**Information provided**

— Begin —

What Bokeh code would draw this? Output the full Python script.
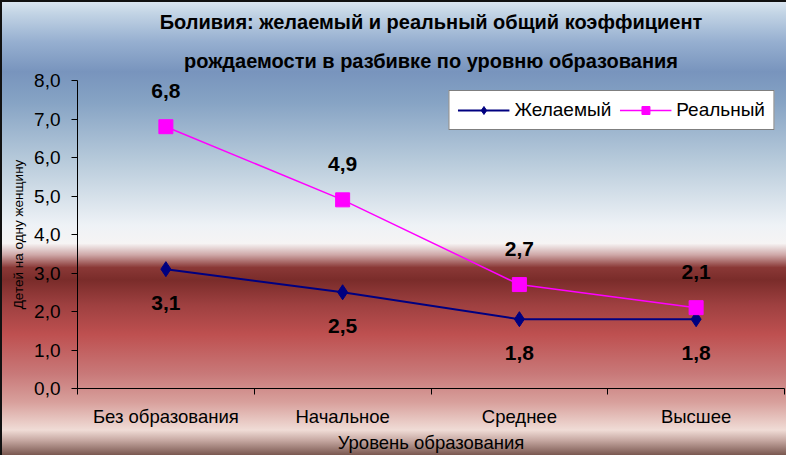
from bokeh.plotting import figure
from bokeh.models import (ColumnDataSource, FixedTicker, CustomJSTickFormatter, Title,
                          Legend, LegendItem, LabelSet, Range1d)
from bokeh.core.properties import value
from bokeh.embed import file_html
from bokeh.resources import INLINE

categories = ["Без образования", "Начальное", "Среднее", "Высшее"]
desired = [3.1, 2.5, 1.8, 1.8]
actual = [6.8, 4.9, 2.7, 2.1]
y_ticks = [0, 1, 2, 3, 4, 5, 6, 7, 8]

xpos = [i + 0.5 for i in range(len(categories))]
fmt = lambda v: f"{v:.1f}".replace(".", ",")
src_d = ColumnDataSource(dict(x=xpos, y=desired, lab=[fmt(v) for v in desired]))
src_a = ColumnDataSource(dict(x=xpos, y=actual, lab=[fmt(v) for v in actual]))

FONT = "Liberation Sans"

p = figure(width=786, height=455, output_backend="svg", toolbar_location=None,
           x_range=Range1d(0, len(categories)), y_range=Range1d(0, 8),
           min_border_left=77, min_border_right=2, min_border_top=80, min_border_bottom=64)
p.title.text = ""
p.border_fill_color = None
p.background_fill_color = None
p.outline_line_color = None
p.grid.visible = False
p.styles = {
    "background-image": "linear-gradient(to bottom, #dfe9f3 0%, #c5d6e6 2.6%, #96afd0 9.2%, #7894bd 15.8%, "
                        "#86a3c4 22.4%, #b8cbdb 35.6%, #eef2f6 49.5%, #f6f4f4 53.5%, #cfa8a8 56%, "
                        "#8a3836 58.8%, #7a2c2a 61.5%, #9e4040 67%, #be5050 73.5%, #c87878 82%, "
                        "#d8a09c 88.4%, #f0dcd6 94.5%, #c8aaa4 96.7%, #7a5850 100%)",
    "box-shadow": "inset 2px 2px 0 #111",
}

# titles (second line added first so it sits nearer the plot)
p.add_layout(Title(text="рождаемости в разбивке по уровню образования", align="center",
                   text_font=FONT, text_font_size="20px", text_font_style="bold",
                   text_color="#000000", standoff=17), "above")
p.add_layout(Title(text="Боливия: желаемый и реальный общий коэффициент", align="center",
                   text_font=FONT, text_font_size="20px", text_font_style="bold",
                   text_color="#000000", standoff=14), "above")

# x axis
xa = p.xaxis[0]
xa.ticker = FixedTicker(ticks=xpos, minor_ticks=list(range(len(categories) + 1)))
xa.major_label_overrides = {x: c for x, c in zip(xpos, categories)}
xa.major_tick_out = 0
xa.major_tick_in = 0
xa.minor_tick_out = 6
xa.minor_tick_in = 0
xa.minor_tick_line_color = "black"
xa.axis_line_color = "black"
xa.major_label_text_font = FONT
xa.major_label_text_font_size = "18.5px"
xa.major_label_text_color = "black"
xa.major_label_standoff = 11
xa.axis_label = "Уровень образования"
xa.axis_label_text_font = FONT
xa.axis_label_text_font_size = "18.5px"
xa.axis_label_text_font_style = "normal"
xa.axis_label_text_color = "black"
xa.axis_label_standoff = 2

# y axis
ya = p.yaxis[0]
ya.ticker = FixedTicker(ticks=y_ticks, minor_ticks=[])
ya.formatter = CustomJSTickFormatter(code="return tick.toFixed(1).replace('.', ',');")
ya.major_tick_out = 6
ya.major_tick_in = 0
ya.major_tick_line_color = "black"
ya.axis_line_color = "black"
ya.major_label_text_font = FONT
ya.major_label_text_font_size = "19px"
ya.major_label_text_color = "black"
ya.major_label_standoff = 11
ya.axis_label = "Детей на одну женщину"
ya.axis_label_text_font = FONT
ya.axis_label_text_font_size = "13.5px"
ya.axis_label_text_font_style = "normal"
ya.axis_label_text_color = "black"
ya.axis_label_standoff = 5

# series
ld = p.line("x", "y", source=src_d, line_color="#000080", line_width=2)
md = p.scatter("x", "y", source=src_d, marker="diamond", size=15, fill_color="#000080",
               line_color="#000080")
la = p.line("x", "y", source=src_a, line_color="#ff00ff", line_width=1.5)
ma = p.scatter("x", "y", source=src_a, marker="square", size=14, fill_color="#ff00ff",
               line_color="#ff00ff")

p.add_layout(LabelSet(x="x", y="y", text="lab", source=src_d, y_offset=-34,
                      text_align="center", text_baseline="middle", text_font=value(FONT),
                      text_font_size=value("21px"), text_font_style="bold", text_color="black"))
p.add_layout(LabelSet(x="x", y="y", text="lab", source=src_a, y_offset=36,
                      text_align="center", text_baseline="middle", text_font=value(FONT),
                      text_font_size=value("21px"), text_font_style="bold", text_color="black"))

legend = Legend(items=[LegendItem(label="Желаемый", renderers=[ld, md]),
                       LegendItem(label="Реальный", renderers=[la, ma])],
                orientation="horizontal", location="top_right",
                background_fill_color="white", background_fill_alpha=1,
                border_line_color="black", border_line_width=1,
                label_text_font=FONT, label_text_font_size="19px", label_text_color="black",
                glyph_width=52, glyph_height=20, spacing=8, padding=8, margin=10,
                label_standoff=5)
p.add_layout(legend)

open("out.html", "w").write(file_html(p, INLINE))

— End —

**What is asked**
Give back exactly the lines from the first line of the data through the line with "from bokeh.resources import INLINE", pictures excluded.

**Written answer**
What Bokeh code would draw this? Output the full Python script.
from bokeh.plotting import figure
from bokeh.models import (ColumnDataSource, FixedTicker, CustomJSTickFormatter, Title,
                          Legend, LegendItem, LabelSet, Range1d)
from bokeh.core.properties import value
from bokeh.embed import file_html
from bokeh.resources import INLINE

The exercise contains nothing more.